Women should be able to decide about abortion | Letter to the Editor
May 31, 2011 · 11:10 AM
The only thing worse than having an abortion is giving birth to an unwanted baby, burdening a teenage mother with an infant’s care and exceeding the carrying capacity of our planet with overpopulation.
Abortion should be between a woman and her doctor. Normally, late-term abortions are performed on women who wanted a baby but life-threatening complications occurred during pregnancy. Criminalizing doctors endangers women’s lives: For instance, a woman who already has children experiences complications late in pregnancy and her doctor, fearing penalties for violating a vague, ambiguous restriction about whether complications are life-threatening, saves the fetus, letting the mother die. Now her children are motherless, her husband without a partner. I conclude such laws rise from misplaced religious fervor of posturing zealots, the ploy of electioneering politicians using women as pawns or some barbaric misogyny. Why else enact a law preferring a fetus’s life over that of its mother?
Now, as a grandmother, I recall my mother’s comment: “If men could get pregnant, abortion would be a sacrament.”
United Nations’ demographers report that world population reached 7 billion; at the current birthrate it will reach 10 billion before century’s end. If the Biblical author spoke now, rather than “Go forth and multiply,” the message would be, “Limit your offspring! Don’t be greedy and have that third child.” The tipping point is 2.1 children per woman, above which population increases exponentially. At 9 to 10 billion, food and groundwater shortages are inevitable.
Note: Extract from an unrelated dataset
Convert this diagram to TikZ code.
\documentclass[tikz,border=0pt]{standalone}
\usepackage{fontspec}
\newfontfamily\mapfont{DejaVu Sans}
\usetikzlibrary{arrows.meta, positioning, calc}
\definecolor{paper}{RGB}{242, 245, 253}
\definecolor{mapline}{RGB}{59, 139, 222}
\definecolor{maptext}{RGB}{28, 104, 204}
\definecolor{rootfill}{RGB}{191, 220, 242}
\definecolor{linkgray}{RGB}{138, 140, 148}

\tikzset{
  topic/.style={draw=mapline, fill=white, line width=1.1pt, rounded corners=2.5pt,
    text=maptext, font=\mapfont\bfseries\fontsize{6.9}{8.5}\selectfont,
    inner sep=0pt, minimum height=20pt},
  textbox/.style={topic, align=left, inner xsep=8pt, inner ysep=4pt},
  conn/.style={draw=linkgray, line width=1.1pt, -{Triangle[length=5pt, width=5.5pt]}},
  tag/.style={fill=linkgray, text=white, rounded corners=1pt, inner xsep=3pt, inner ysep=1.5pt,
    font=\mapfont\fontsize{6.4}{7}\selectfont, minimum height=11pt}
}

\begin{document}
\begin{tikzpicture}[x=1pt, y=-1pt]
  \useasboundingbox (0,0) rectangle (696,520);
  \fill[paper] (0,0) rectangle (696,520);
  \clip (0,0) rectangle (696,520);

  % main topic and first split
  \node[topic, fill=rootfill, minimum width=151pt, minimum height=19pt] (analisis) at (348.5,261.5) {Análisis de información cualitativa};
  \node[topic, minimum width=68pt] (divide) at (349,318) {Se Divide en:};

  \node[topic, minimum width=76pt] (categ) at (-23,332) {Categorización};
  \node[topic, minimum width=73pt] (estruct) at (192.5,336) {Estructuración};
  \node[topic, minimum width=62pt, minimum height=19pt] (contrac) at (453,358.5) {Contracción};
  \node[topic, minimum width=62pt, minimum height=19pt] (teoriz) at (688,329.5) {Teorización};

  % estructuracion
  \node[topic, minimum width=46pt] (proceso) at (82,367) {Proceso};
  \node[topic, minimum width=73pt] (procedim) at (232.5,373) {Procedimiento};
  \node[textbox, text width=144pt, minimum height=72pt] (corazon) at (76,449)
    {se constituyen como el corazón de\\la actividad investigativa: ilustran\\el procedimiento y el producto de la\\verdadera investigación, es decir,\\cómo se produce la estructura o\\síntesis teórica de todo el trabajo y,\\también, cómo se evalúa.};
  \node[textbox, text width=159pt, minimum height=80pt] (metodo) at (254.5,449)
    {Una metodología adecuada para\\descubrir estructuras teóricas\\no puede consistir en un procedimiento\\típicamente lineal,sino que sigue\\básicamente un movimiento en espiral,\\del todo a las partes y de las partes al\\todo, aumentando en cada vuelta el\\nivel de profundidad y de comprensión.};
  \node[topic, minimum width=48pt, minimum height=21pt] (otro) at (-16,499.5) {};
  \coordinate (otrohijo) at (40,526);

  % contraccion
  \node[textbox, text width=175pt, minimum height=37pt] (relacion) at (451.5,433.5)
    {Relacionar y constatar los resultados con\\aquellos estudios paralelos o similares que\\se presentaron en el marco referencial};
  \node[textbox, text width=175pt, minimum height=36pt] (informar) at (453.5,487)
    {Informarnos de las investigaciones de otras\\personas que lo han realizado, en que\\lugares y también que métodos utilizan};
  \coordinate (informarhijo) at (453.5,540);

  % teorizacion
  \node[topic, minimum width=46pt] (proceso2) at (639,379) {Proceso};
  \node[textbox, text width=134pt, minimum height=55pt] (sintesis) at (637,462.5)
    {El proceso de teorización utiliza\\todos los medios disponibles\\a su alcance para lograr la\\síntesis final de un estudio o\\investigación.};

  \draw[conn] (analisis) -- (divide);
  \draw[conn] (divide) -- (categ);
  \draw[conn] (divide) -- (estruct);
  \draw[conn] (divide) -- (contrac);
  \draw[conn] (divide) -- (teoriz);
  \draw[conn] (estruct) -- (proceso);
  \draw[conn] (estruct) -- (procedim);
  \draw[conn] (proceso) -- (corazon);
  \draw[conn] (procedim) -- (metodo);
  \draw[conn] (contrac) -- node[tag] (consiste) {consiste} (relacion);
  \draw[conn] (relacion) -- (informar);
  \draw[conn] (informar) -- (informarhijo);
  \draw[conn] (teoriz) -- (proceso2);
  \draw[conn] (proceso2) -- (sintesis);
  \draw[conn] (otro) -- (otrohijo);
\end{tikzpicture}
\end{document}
Cherish your children’s lives enough to ensure they flourish. Tap your inner strength to decide not to have babies from unplanned pregnancies. Reject irrational emotionalism, superstition and pseudo-religiosity that cause suffering. Trust your best judgment. Wait until you’re healthy and mature, mentally and physically, when siblings won’t be neglected, nor a family impoverished. Do it for your descendents and the future health of our planet.